If these satirists had stripped all religion out and simply insulted the practices of an entire people, they may have garnered the same result. You are fixated on the religious aspect and therefore blinded by your, dare I say, divine fury against all that is holy and thereby cannot see that this could have occurred for a completely nonreligious reason

To finish your article, you cite certain Enlightenment philosophers, insinuating that they somehow supported atheistic views. That is simply false. Most Enlightenment philosophers, while not Christian, still held a firm belief in some supreme being.

One philosopher, Voltaire, found the very notion that a world could exist without a god absurd and reasoned personal evidence for a God.

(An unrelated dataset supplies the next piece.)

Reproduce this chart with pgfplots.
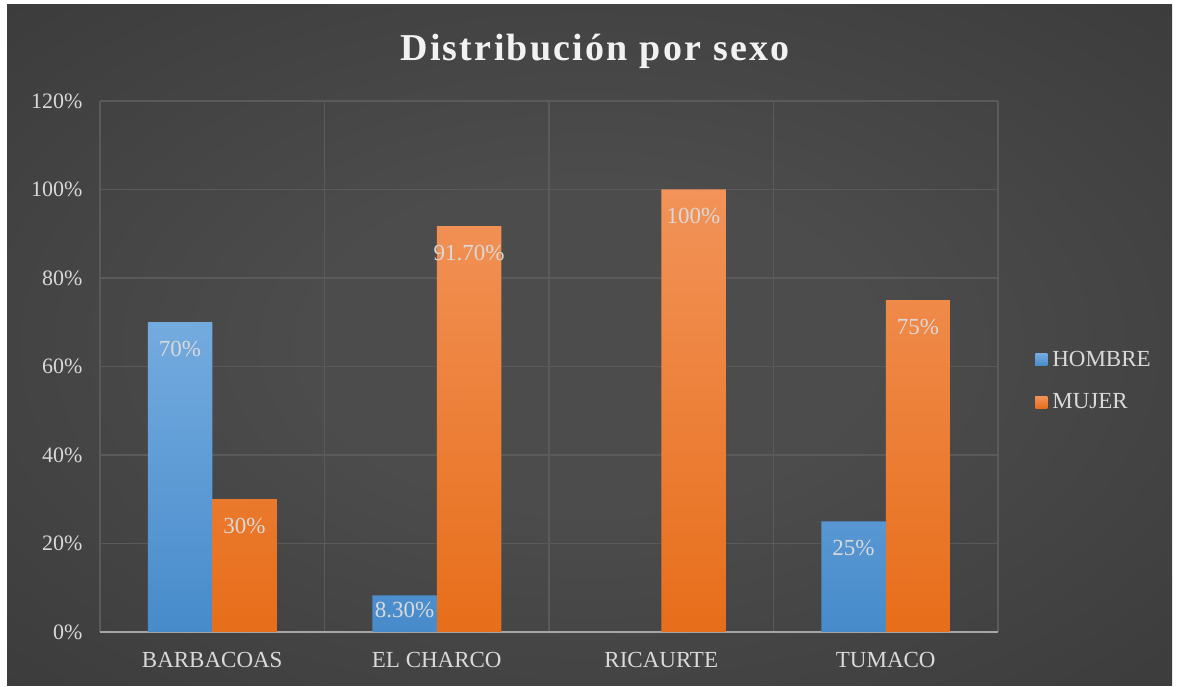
\documentclass[border=0pt]{standalone}
\usepackage{pgfplots}
\pgfplotsset{compat=1.18}
\usepackage{pgfplotstable}
\usepackage{fontspec}
\setmainfont{Liberation Serif}
\newfontfamily\titlefont[LetterSpace=6]{Liberation Serif}

\definecolor{bgin}{HTML}{4C4C4C}
\definecolor{bgout}{HTML}{232323}
\definecolor{btop}{HTML}{74ABDF}
\definecolor{bbot}{HTML}{478BCB}
\definecolor{otop}{HTML}{F29359}
\definecolor{obot}{HTML}{E76E1A}
\definecolor{gridc}{HTML}{5A5A5A}
\definecolor{txt}{HTML}{D9D9D9}
\pgfdeclareradialshading{bgshade}{\pgfpoint{0bp}{0bp}}{color(0bp)=(bgin); color(12bp)=(bgin); color(72bp)=(bgout)}

% values in percent
\pgfplotstableread{
x y lab dy
0 70 70 -27
1 8.3 8.30 -15
3 25 25 -27
}\hombre
\pgfplotstableread{
x y lab dy
0 30 30 -27
1 91.7 91.70 -27
2 100 100 -27
3 75 75 -27
}\mujer

\begin{document}
\begin{tikzpicture}
  \fill[white] (0bp,0bp) rectangle (1178bp,687bp);
  \shade[shading=bgshade] (7bp,1bp) rectangle (1172bp,682bp);
  \node[text=white!95!black, font=\titlefont\bfseries\fontsize{38bp}{42bp}\selectfont] at (595bp,636bp) {Distribución por sexo};
  \begin{axis}[
      at={(100bp,55bp)}, anchor=south west,
      width=898bp, height=531bp, scale only axis,
      ybar=0pt, bar width=64.5bp,
      xmin=-0.5, xmax=3.5, ymin=0, ymax=120,
      xtick={0,1,2,3}, xticklabels={BARBACOAS,EL CHARCO,RICAURTE,TUMACO},
      minor xtick={-0.5,0.5,1.5,2.5,3.5},
      ytick={0,20,...,120},
      yticklabel={\pgfmathprintnumber{\tick}\%},
      /pgf/number format/assume math mode=true,
      major tick length=0pt, minor tick length=0pt,
      ymajorgrids, xminorgrids,
      major grid style={draw=gridc, line width=1.3bp},
      minor grid style={draw=gridc, line width=1.3bp},
      axis x line*=bottom, axis y line*=left,
      x axis line style={draw=black!35, line width=2.5bp},
      y axis line style={draw=none},
      ticklabel style={text=txt, font=\fontsize{22bp}{26bp}\selectfont},
      yticklabel style={anchor=east, xshift=-14bp},
      xticklabel style={anchor=north, yshift=-17bp, font=\fontsize{23bp}{27bp}\selectfont},
      point meta=explicit symbolic,
      nodes near coords={\pgfplotspointmeta\%},
      visualization depends on={\thisrow{dy}\as\dy},
      every node near coord/.append style={anchor=center, yshift=\dy bp, text=txt, font=\fontsize{23bp}{27bp}\selectfont},
      legend style={at={(1.038,0.473)}, anchor=west, draw=none, fill=none,
        text=txt, font=\fontsize{23bp}{27bp}\selectfont, row sep=22bp,
        /tikz/every odd column/.append style={column sep=3bp}},
      legend cell align=left,
    ]
    \addplot[draw=none, top color=btop, bottom color=bbot,
      legend image code/.code={\fill[color=btop!80!bbot] (0bp,-6bp) rectangle (12bp,6bp);}]
      table[x=x, y=y, meta=lab] {\hombre};
    \addplot[draw=none, top color=otop, bottom color=obot,
      legend image code/.code={\fill[color=otop!40!obot] (0bp,-6bp) rectangle (12bp,6bp);}]
      table[x=x, y=y, meta=lab] {\mujer};
    \legend{HOMBRE, MUJER}
  \end{axis}
\end{tikzpicture}
\end{document}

You are correct; Stalinism is a poor example. Instead, let us examine the French Revolution, the immediate aftermath of the Enlightenment in its birthplace. In one year in Paris alone, 20,000 people were executed for counter-revolutionary thoughts, while civil wars and border conflicts also killed hundreds of thousands.

The ideals the government held were Enlightenment ideals, but they had been perverted (and had added mandatory atheism) to the point that they justified execution for using the honorific "Monsieur" instead of the enlightened "Citoyen".

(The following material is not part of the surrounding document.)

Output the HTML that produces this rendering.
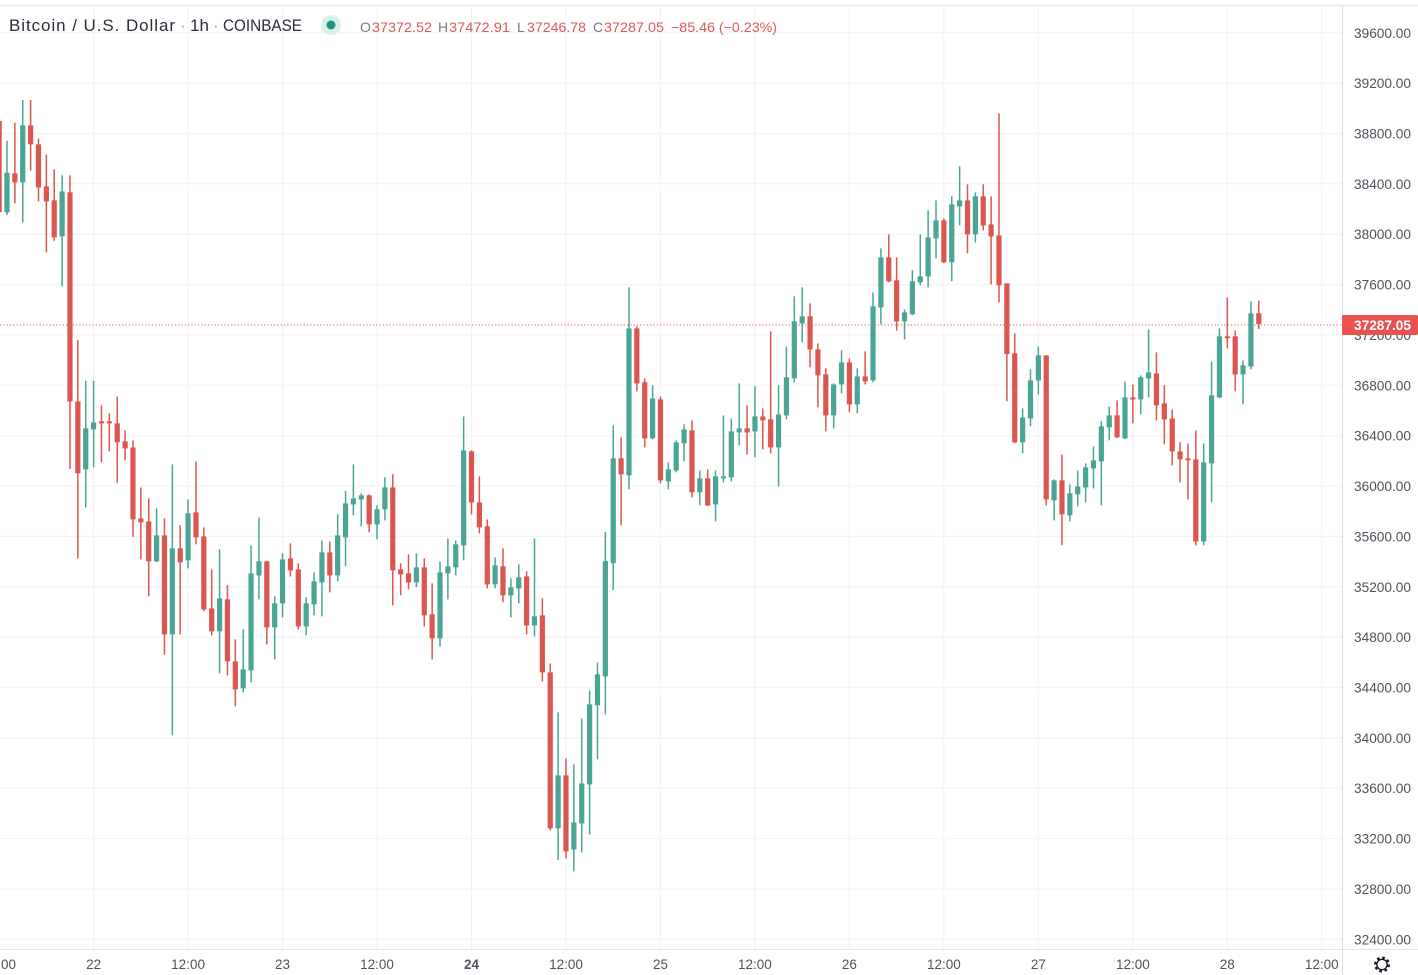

Thousands of theists were bundled together in small boats and sunk, and even the calendar was changed to reflect a more 'reasoned' view, with a ten-day week, partially so that people wouldn't remember a Sabbath day.

It was absolute insanity and the worst came from the wish to purge themselves of all religion and nobility.

In the past, the Opinion section was a place where intellectual thought resided, where people could share opinions. This year, it seems more like your megaphone, used to vent and to decry things you hate to the entire student body.

The Opinion section has lost its purpose and now only exists to provide space for your personal vendettas. This year, you have offended or alienated large portions of the student body, from military and marketing students to every student who practices a religion.

You have lost the will to inspire reason that drove the Enlightenment philosophers and instead make unsubstantiated claims and mock those you offend.